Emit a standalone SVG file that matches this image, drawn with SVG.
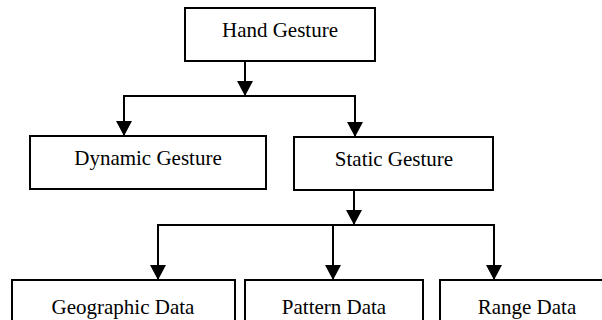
<svg xmlns="http://www.w3.org/2000/svg" width="602" height="320" viewBox="0 0 602 320">
  <style>
    .box { fill: #ffffff; stroke: #000000; stroke-width: 2; }
    .label { font-family: "Liberation Serif", "Times New Roman", serif; font-size: 21px; fill: #000000; text-anchor: middle; }
    .wire { fill: none; stroke: #000000; stroke-width: 2; }
  </style>
  <defs>
    <marker id="arrow" markerUnits="userSpaceOnUse" markerWidth="16" markerHeight="16" refX="15" refY="8" orient="auto">
      <path d="M0,0 L15,8 L0,16 Z" fill="#000000"/>
    </marker>
  </defs>
  <rect width="602" height="320" fill="#ffffff"/>

  <g id="connectors">
    <!-- root to first split -->
    <line class="wire" x1="245" y1="61" x2="245" y2="96" marker-end="url(#arrow)"/>
    <line class="wire" x1="123" y1="96" x2="356" y2="96"/>
    <line class="wire" x1="124" y1="96" x2="124" y2="136" marker-end="url(#arrow)"/>
    <line class="wire" x1="355" y1="96" x2="355" y2="137" marker-end="url(#arrow)"/>
    <!-- static gesture to data types -->
    <line class="wire" x1="354" y1="190" x2="354" y2="225" marker-end="url(#arrow)"/>
    <line class="wire" x1="157" y1="225" x2="495" y2="225"/>
    <line class="wire" x1="158" y1="225" x2="158" y2="280" marker-end="url(#arrow)"/>
    <line class="wire" x1="333" y1="225" x2="333" y2="280" marker-end="url(#arrow)"/>
    <line class="wire" x1="494" y1="225" x2="494" y2="280" marker-end="url(#arrow)"/>
  </g>

  <g id="hand-gesture">
    <rect class="box" x="185" y="8" width="190" height="53"/>
    <text class="label" x="280" y="37">Hand Gesture</text>
  </g>
  <g id="dynamic-gesture">
    <rect class="box" x="30" y="136" width="236" height="53"/>
    <text class="label" x="148" y="165">Dynamic Gesture</text>
  </g>
  <g id="static-gesture">
    <rect class="box" x="294" y="137" width="199" height="53"/>
    <text class="label" x="394" y="166">Static Gesture</text>
  </g>
  <g id="geographic-data">
    <rect class="box" x="12" y="280" width="223" height="44"/>
    <text class="label" x="123" y="314">Geographic Data</text>
  </g>
  <g id="pattern-data">
    <rect class="box" x="245" y="280" width="178" height="44"/>
    <text class="label" x="334" y="314">Pattern Data</text>
  </g>
  <g id="range-data">
    <rect class="box" x="440" y="280" width="174" height="44"/>
    <text class="label" x="527" y="314">Range Data</text>
  </g>
</svg>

* What to work on
All of the lines above should be retyped precisely, apart from the pictures.

* Output of the exercise
Emit a standalone SVG file that matches this image, drawn with SVG.
<svg xmlns="http://www.w3.org/2000/svg" width="602" height="320" viewBox="0 0 602 320">
  <style>
    .box { fill: #ffffff; stroke: #000000; stroke-width: 2; }
    .label { font-family: "Liberation Serif", "Times New Roman", serif; font-size: 21px; fill: #000000; text-anchor: middle; }
    .wire { fill: none; stroke: #000000; stroke-width: 2; }
  </style>
  <defs>
    <marker id="arrow" markerUnits="userSpaceOnUse" markerWidth="16" markerHeight="16" refX="15" refY="8" orient="auto">
      <path d="M0,0 L15,8 L0,16 Z" fill="#000000"/>
    </marker>
  </defs>
  <rect width="602" height="320" fill="#ffffff"/>

  <g id="connectors">
    <!-- root to first split -->
    <line class="wire" x1="245" y1="61" x2="245" y2="96" marker-end="url(#arrow)"/>
    <line class="wire" x1="123" y1="96" x2="356" y2="96"/>
    <line class="wire" x1="124" y1="96" x2="124" y2="136" marker-end="url(#arrow)"/>
    <line class="wire" x1="355" y1="96" x2="355" y2="137" marker-end="url(#arrow)"/>
    <!-- static gesture to data types -->
    <line class="wire" x1="354" y1="190" x2="354" y2="225" marker-end="url(#arrow)"/>
    <line class="wire" x1="157" y1="225" x2="495" y2="225"/>
    <line class="wire" x1="158" y1="225" x2="158" y2="280" marker-end="url(#arrow)"/>
    <line class="wire" x1="333" y1="225" x2="333" y2="280" marker-end="url(#arrow)"/>
    <line class="wire" x1="494" y1="225" x2="494" y2="280" marker-end="url(#arrow)"/>
  </g>

  <g id="hand-gesture">
    <rect class="box" x="185" y="8" width="190" height="53"/>
    <text class="label" x="280" y="37">Hand Gesture</text>
  </g>
  <g id="dynamic-gesture">
    <rect class="box" x="30" y="136" width="236" height="53"/>
    <text class="label" x="148" y="165">Dynamic Gesture</text>
  </g>
  <g id="static-gesture">
    <rect class="box" x="294" y="137" width="199" height="53"/>
    <text class="label" x="394" y="166">Static Gesture</text>
  </g>
  <g id="geographic-data">
    <rect class="box" x="12" y="280" width="223" height="44"/>
    <text class="label" x="123" y="314">Geographic Data</text>
  </g>
  <g id="pattern-data">
    <rect class="box" x="245" y="280" width="178" height="44"/>
    <text class="label" x="334" y="314">Pattern Data</text>
  </g>
  <g id="range-data">
    <rect class="box" x="440" y="280" width="174" height="44"/>
    <text class="label" x="527" y="314">Range Data</text>
  </g>
</svg>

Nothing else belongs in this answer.